The stock market offers a vast array of investment opportunities, but navigating the different types of stocks can be daunting for new investors.
Here is a breakdown of six common stock classifications to help you build a well-rounded portfolio.
- Blue Chip Stocks: These are the stalwarts of the market – large, well-established companies with a long history of financial stability and reliable dividend payouts. Think household names like Johnson & Johnson or Coca-Cola. Blue chips offer lower growth potential but are considered less risky due to their history of weathering economic downturns.
- Growth Stocks: These are companies experiencing rapid growth in sales and earnings, often in innovative or disruptive industries. Growth stocks tend to be smaller and less established than blue chips, but they offer the potential for high returns. However, they also come with a higher degree of risk, as their future performance is less certain.
- Dividend Stocks: These companies prioritize returning a portion of their profits to shareholders through regular dividend payments. Investors seeking steady income often favor dividend stocks, particularly those with a history of increasing their payouts over time. Utilities and consumer staples companies are common examples of dividend payers.
- Undervalued Stocks: These are stocks that some investors believe are trading below their intrinsic value, which is their estimated true worth based on factors like future earnings potential. Identifying undervalued stocks requires careful analysis, but successful investors can potentially profit as the stock price rises to reflect its true value.

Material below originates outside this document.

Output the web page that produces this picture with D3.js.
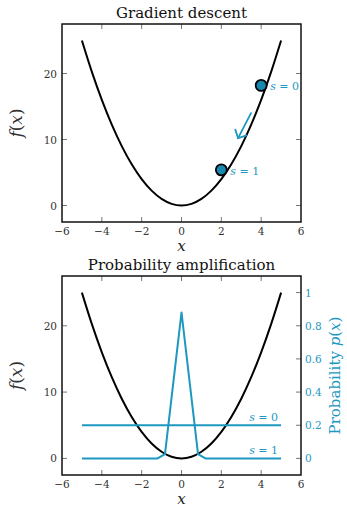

- Defensive Stocks: These companies offer products and services that people need regardless of economic conditions, such as groceries, utilities, and healthcare. Defensive stocks tend to hold steady or even rise during economic downturns, making them a good option for risk-averse investors seeking stability.
- Cyclical Stocks: The fortunes of these companies are closely tied to the health of the overall economy. They tend to perform well during economic booms and struggle during recessions. Examples include automobile manufacturers, airlines, and companies that sell luxury goods. Cyclical stocks can offer high growth potential, but they also carry a significant risk of volatility.
Understanding these different types of stocks is crucial for crafting an investment strategy that aligns with your risk tolerance and financial goals.
Consider your investment horizon, risk tolerance, and income needs when choosing which types of stocks to include in your portfolio.
It is also wise to diversify your holdings across different sectors and stock types to mitigate risk.